Dataset content:
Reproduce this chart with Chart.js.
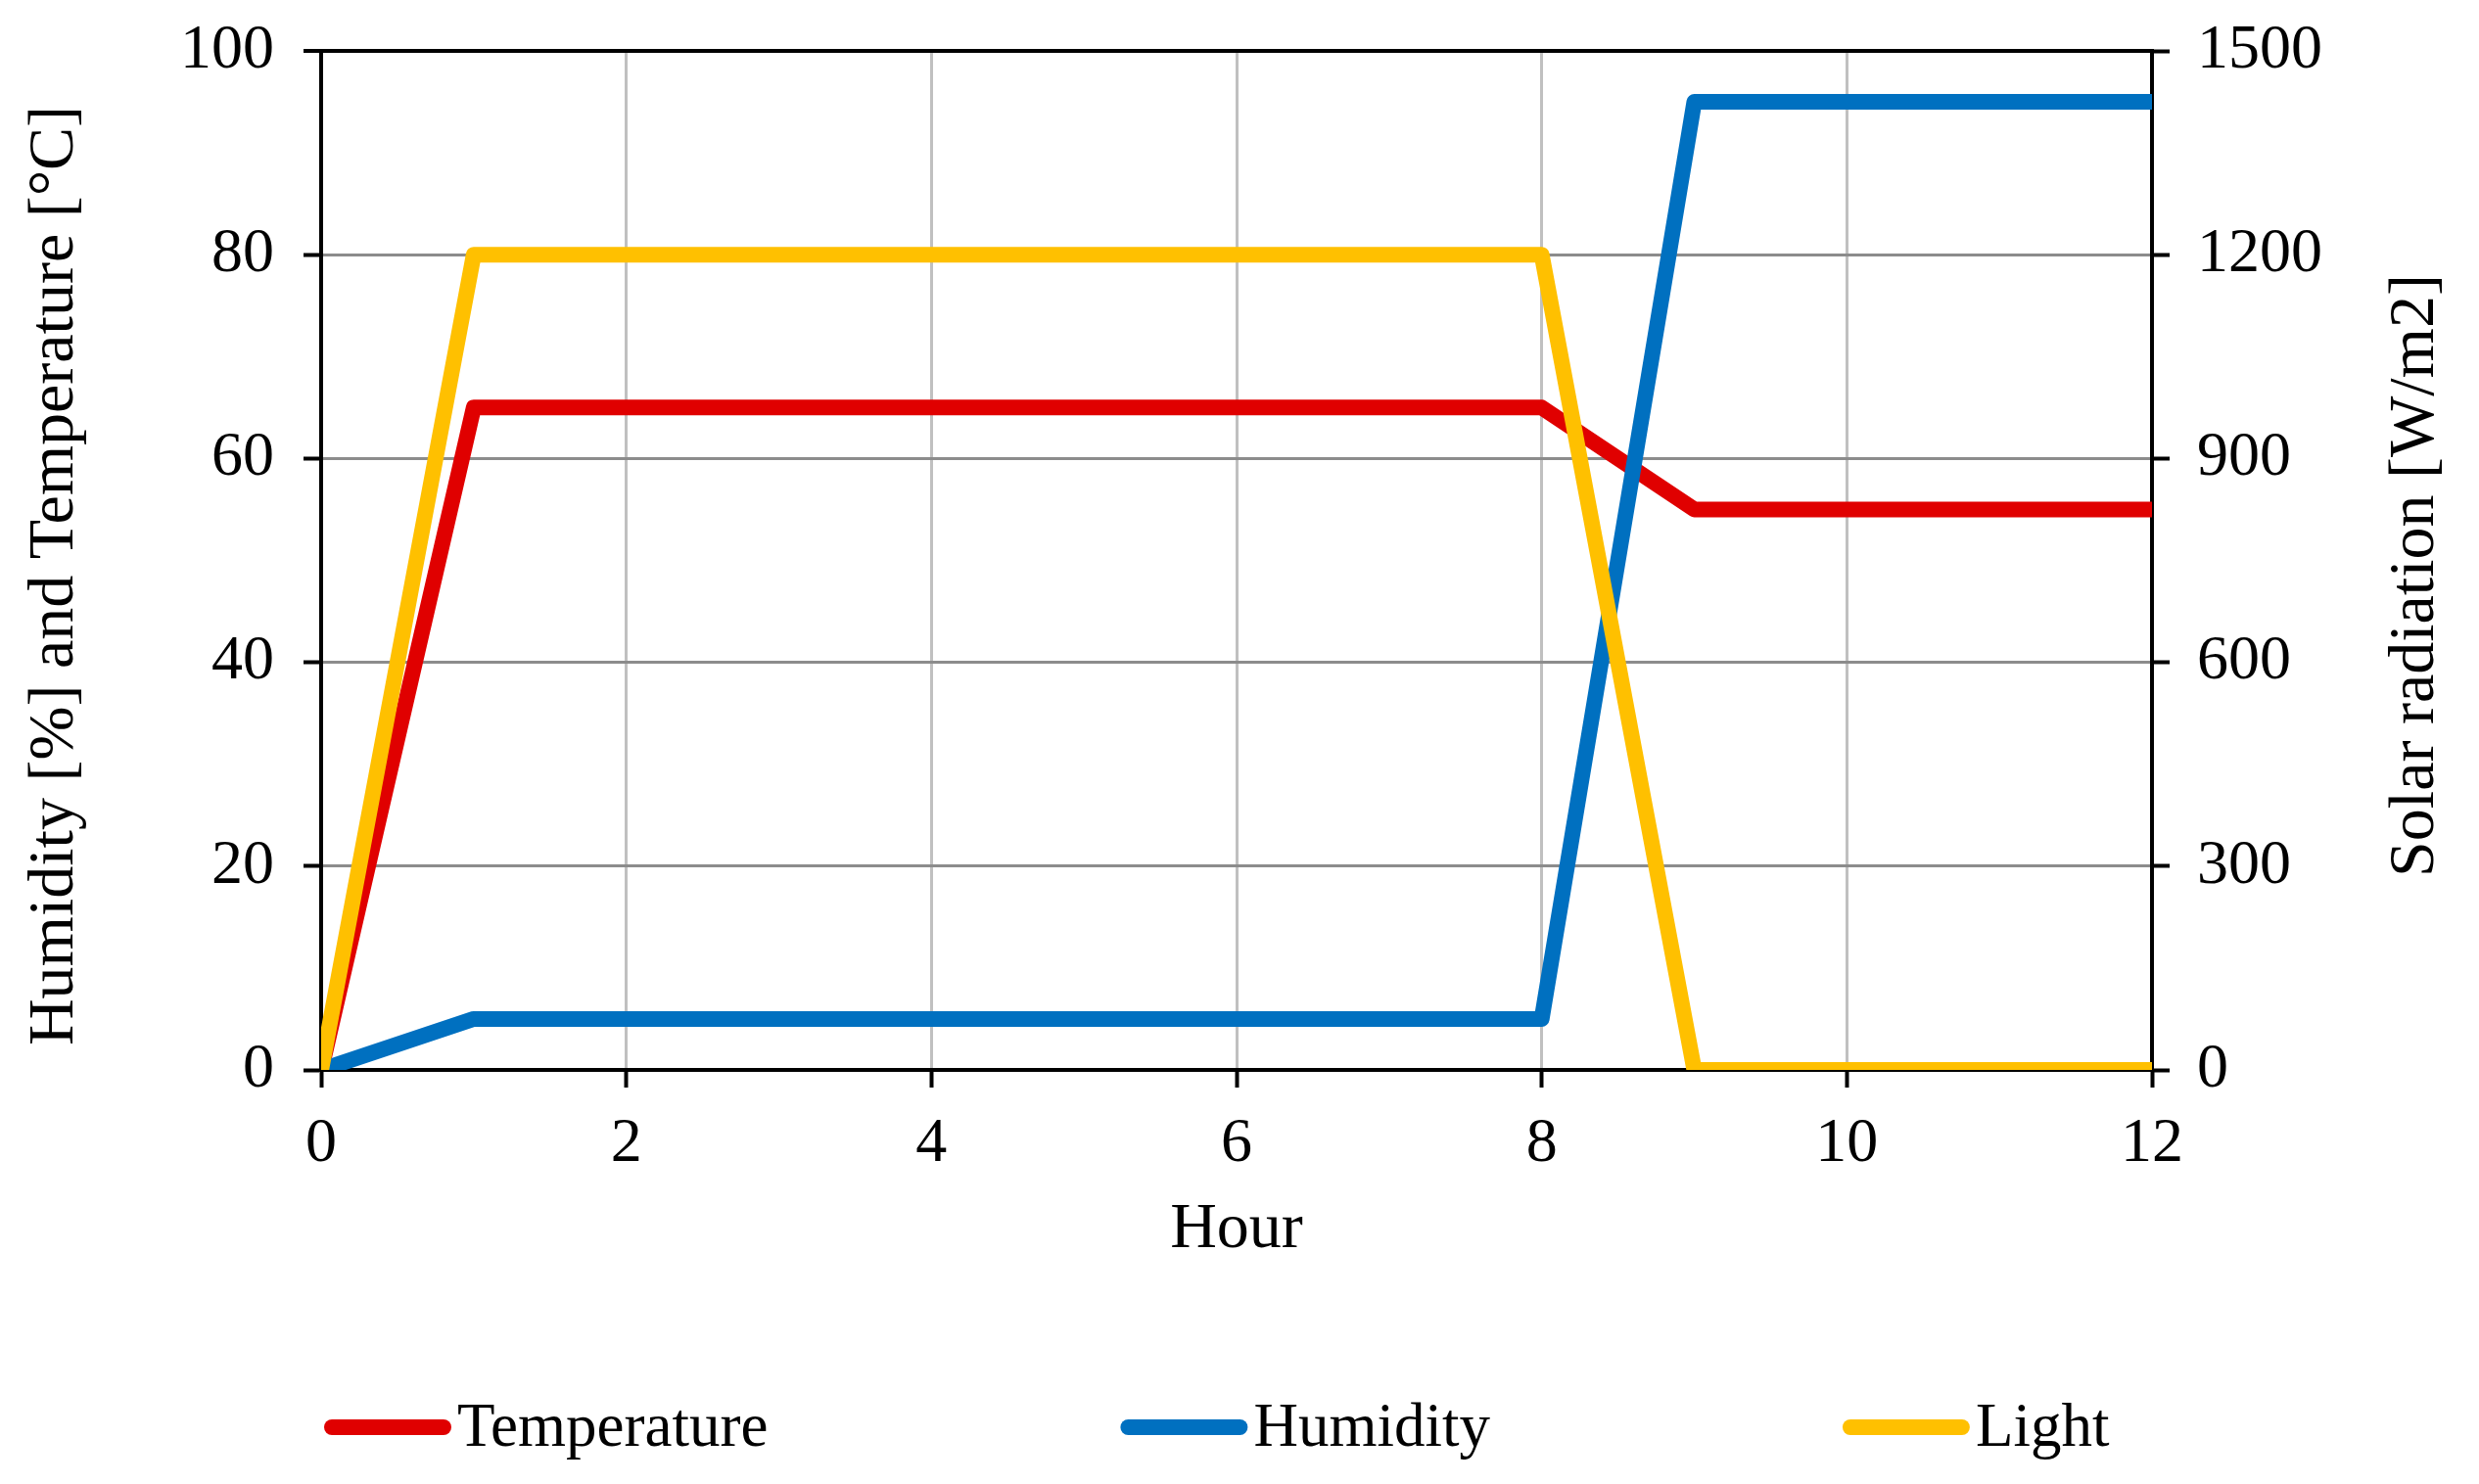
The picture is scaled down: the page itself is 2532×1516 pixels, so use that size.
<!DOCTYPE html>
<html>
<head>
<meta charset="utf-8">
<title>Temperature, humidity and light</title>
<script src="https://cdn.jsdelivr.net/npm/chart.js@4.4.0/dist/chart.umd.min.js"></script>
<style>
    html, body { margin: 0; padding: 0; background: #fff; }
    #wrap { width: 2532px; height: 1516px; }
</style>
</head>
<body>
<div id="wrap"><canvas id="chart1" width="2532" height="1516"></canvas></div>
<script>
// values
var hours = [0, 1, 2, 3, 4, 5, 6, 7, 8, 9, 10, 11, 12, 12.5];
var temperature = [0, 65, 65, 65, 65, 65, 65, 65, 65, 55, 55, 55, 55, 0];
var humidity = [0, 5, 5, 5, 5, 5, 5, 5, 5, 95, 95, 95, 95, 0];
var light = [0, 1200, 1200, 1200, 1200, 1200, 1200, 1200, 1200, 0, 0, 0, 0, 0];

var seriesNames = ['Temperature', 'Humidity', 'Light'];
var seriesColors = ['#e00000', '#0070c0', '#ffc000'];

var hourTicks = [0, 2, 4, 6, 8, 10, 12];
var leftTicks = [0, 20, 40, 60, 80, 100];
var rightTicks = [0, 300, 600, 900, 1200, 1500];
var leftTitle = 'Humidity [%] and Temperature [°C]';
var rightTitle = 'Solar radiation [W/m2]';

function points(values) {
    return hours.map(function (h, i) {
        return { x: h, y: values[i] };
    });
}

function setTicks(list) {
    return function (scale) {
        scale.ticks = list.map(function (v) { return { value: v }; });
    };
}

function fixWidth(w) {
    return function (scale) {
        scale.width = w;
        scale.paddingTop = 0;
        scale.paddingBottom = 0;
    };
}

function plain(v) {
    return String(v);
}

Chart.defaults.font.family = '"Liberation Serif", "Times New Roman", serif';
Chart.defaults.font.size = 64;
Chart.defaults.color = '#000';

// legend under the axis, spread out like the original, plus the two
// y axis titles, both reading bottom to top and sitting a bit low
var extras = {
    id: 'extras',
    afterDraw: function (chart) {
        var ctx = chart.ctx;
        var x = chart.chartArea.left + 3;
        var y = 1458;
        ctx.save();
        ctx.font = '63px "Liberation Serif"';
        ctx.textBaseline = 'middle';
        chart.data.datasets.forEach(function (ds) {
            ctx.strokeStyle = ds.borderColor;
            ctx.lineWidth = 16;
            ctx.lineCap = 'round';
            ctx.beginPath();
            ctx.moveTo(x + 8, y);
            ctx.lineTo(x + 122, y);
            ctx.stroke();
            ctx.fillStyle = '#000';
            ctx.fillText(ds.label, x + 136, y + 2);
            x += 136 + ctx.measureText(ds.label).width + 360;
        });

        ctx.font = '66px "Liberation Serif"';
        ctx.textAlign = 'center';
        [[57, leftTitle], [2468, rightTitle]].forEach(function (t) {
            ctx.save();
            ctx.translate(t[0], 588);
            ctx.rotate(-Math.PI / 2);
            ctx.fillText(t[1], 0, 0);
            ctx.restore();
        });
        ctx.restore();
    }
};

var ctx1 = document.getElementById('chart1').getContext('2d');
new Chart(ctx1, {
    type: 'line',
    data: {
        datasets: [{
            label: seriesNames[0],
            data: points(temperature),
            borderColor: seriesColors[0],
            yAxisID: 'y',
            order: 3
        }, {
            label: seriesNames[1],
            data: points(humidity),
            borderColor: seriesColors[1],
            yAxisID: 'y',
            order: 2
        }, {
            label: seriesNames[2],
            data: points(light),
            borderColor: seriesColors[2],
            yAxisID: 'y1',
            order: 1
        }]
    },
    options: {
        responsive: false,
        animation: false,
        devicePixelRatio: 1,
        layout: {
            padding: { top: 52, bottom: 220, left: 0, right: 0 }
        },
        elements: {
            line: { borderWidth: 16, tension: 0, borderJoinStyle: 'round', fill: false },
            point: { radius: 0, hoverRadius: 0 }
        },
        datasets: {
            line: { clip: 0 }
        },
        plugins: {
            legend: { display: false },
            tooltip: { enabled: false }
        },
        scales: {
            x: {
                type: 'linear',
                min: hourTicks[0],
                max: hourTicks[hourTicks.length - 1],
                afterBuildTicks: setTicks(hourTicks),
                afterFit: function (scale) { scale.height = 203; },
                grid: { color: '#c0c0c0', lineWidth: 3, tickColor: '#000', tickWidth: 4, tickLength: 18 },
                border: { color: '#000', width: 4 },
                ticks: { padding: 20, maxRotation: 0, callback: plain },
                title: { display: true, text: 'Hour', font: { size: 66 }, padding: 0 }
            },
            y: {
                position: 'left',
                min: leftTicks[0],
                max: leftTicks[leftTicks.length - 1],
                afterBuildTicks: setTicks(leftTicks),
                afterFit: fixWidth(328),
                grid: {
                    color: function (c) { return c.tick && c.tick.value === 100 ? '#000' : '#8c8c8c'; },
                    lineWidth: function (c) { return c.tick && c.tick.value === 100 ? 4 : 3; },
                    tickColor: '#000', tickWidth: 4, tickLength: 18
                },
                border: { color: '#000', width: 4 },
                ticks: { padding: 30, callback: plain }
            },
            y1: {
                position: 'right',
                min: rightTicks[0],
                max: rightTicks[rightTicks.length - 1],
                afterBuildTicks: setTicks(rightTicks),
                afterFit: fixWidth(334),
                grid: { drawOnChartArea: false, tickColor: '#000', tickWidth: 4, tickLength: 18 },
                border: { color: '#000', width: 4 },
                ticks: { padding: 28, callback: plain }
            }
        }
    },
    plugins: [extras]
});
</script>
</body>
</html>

--

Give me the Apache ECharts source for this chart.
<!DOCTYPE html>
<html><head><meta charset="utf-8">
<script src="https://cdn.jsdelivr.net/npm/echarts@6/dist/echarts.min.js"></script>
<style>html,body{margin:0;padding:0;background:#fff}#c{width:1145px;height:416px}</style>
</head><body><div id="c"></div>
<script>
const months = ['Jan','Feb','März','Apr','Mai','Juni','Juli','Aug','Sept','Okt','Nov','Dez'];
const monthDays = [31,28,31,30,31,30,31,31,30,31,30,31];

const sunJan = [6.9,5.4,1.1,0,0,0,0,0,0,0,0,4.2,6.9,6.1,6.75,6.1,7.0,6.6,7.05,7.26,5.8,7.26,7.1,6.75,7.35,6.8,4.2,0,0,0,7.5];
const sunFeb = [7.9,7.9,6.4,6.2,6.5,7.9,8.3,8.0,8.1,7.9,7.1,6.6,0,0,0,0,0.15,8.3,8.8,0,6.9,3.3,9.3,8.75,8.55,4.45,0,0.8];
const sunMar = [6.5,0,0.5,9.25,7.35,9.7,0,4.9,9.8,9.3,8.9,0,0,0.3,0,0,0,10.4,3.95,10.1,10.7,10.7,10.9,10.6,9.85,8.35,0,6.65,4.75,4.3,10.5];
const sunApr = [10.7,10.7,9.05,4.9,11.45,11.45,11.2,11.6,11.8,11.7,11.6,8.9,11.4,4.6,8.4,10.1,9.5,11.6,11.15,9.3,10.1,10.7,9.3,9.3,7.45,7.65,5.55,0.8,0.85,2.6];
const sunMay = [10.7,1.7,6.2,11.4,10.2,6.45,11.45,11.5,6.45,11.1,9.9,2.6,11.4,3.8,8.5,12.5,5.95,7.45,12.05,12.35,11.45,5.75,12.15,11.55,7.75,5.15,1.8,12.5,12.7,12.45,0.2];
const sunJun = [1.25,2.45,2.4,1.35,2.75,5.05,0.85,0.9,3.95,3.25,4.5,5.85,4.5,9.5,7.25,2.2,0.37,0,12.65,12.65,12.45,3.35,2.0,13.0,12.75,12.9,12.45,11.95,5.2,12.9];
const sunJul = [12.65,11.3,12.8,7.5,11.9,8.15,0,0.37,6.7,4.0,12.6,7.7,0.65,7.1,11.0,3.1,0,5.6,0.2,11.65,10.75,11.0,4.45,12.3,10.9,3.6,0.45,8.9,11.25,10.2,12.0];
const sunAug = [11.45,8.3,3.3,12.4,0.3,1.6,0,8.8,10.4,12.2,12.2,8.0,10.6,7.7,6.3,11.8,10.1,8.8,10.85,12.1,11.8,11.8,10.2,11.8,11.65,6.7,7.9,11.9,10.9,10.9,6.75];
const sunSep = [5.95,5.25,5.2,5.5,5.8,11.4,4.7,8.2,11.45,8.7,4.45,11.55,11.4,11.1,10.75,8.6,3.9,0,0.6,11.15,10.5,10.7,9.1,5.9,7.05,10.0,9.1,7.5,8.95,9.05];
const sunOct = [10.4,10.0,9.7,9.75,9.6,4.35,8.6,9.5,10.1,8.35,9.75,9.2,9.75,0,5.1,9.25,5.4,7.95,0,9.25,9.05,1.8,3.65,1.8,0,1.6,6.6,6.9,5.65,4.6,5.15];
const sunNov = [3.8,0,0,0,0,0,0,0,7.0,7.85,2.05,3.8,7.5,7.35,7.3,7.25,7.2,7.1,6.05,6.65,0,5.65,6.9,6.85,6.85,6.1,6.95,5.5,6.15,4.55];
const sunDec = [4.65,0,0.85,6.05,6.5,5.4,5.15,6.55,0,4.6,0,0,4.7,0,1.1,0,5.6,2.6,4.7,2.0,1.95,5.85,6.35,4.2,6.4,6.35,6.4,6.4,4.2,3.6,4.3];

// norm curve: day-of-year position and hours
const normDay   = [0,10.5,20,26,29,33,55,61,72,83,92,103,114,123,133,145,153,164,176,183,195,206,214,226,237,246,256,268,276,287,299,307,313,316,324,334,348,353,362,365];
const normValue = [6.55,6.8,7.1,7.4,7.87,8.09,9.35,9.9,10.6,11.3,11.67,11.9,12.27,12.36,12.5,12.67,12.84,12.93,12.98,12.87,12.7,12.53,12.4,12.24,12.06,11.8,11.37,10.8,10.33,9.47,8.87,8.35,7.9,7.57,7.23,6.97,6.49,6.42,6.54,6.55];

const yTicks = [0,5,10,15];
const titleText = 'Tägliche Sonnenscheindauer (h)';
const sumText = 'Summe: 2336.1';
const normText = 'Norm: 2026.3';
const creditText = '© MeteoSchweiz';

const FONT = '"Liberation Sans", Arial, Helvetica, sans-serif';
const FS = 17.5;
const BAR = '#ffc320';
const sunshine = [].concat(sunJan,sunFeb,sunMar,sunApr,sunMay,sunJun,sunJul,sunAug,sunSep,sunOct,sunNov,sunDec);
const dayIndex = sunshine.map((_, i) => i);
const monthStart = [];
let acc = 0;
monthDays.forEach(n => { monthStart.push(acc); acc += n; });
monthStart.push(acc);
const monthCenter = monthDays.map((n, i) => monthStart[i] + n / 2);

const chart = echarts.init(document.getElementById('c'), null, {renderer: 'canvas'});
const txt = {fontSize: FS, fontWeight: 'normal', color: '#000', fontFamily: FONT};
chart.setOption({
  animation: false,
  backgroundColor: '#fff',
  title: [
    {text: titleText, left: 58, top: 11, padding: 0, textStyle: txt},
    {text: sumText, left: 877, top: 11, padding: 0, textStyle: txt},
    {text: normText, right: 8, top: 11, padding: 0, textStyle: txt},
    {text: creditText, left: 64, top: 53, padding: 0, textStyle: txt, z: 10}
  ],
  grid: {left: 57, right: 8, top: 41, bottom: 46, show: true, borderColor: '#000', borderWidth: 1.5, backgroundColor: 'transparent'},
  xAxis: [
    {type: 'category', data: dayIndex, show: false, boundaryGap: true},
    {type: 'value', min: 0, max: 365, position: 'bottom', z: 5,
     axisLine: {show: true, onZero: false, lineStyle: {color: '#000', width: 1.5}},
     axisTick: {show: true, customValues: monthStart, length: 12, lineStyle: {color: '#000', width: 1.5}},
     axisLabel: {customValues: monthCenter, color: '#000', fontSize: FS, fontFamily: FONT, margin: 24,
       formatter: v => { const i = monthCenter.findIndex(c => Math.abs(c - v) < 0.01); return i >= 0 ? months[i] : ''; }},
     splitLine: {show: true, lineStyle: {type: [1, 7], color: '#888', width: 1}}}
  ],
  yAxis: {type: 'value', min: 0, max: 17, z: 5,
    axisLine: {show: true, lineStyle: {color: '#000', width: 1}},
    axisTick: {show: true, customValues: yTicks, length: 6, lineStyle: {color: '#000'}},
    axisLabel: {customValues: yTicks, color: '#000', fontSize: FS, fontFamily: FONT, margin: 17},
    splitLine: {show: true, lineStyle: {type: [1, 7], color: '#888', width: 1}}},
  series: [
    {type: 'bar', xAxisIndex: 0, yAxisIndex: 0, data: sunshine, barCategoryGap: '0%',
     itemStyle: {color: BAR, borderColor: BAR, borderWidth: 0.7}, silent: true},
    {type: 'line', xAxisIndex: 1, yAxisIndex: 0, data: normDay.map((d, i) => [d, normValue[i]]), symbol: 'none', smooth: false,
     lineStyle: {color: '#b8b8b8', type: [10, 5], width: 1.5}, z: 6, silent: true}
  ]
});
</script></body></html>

* * *

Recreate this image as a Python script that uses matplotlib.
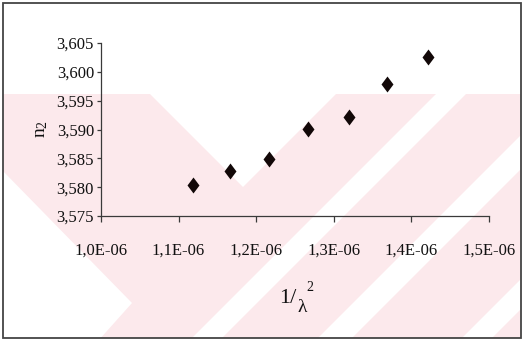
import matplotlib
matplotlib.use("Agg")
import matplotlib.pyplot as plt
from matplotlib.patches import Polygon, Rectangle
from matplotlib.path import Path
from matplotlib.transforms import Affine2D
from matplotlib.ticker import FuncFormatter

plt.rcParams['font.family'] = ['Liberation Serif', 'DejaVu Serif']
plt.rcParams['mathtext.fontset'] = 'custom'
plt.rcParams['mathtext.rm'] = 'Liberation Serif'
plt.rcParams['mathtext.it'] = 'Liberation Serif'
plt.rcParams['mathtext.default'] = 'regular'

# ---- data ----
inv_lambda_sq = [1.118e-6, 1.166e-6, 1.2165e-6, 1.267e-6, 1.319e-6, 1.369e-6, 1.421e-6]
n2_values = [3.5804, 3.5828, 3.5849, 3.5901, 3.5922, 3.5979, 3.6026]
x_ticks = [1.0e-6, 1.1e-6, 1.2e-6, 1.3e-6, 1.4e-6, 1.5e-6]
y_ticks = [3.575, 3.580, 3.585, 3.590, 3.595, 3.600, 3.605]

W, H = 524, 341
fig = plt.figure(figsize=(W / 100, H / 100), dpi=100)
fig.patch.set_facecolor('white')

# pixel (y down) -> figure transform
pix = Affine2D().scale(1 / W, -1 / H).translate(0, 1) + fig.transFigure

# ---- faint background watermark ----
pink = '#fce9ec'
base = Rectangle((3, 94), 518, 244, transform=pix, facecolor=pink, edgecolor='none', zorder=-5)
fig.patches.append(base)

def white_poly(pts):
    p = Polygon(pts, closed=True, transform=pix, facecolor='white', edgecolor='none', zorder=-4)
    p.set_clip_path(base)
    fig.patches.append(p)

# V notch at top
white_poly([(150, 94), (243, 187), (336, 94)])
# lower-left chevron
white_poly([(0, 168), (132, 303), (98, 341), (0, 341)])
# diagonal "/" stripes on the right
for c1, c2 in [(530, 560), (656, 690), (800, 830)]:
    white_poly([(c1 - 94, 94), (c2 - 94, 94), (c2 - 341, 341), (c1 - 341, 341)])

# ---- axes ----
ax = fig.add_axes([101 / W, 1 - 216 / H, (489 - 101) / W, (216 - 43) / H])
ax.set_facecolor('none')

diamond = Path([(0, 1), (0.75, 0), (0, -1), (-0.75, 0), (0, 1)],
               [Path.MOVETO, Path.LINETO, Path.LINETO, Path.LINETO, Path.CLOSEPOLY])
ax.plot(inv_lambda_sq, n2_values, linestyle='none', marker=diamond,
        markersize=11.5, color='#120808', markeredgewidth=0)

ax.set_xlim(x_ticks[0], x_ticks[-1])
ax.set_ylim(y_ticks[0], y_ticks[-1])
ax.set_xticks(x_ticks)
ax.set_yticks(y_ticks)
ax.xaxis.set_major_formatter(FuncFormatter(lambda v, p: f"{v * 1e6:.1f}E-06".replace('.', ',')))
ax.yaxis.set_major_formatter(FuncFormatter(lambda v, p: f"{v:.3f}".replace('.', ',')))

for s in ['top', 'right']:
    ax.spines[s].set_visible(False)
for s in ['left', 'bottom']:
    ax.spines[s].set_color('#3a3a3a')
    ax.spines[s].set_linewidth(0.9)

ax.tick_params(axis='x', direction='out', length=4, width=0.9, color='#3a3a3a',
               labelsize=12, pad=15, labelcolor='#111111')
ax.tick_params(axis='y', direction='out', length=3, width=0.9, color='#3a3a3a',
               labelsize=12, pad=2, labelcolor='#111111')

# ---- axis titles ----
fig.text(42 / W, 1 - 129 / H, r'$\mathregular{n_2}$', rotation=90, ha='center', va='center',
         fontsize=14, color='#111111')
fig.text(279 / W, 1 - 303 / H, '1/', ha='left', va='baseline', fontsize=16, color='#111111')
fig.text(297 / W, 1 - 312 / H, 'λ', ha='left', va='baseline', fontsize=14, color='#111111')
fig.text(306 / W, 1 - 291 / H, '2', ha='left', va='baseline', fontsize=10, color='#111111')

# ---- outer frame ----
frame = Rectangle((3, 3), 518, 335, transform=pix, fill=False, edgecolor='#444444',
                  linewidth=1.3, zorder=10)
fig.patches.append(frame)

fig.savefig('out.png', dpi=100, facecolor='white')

What you will do: Take every line from the data above that holds "this" and copy it out.

Exercise result:
Reproduce this chart with Chart.js.
Give me the Apache ECharts source for this chart.
Recreate this image as a Python script that uses matplotlib.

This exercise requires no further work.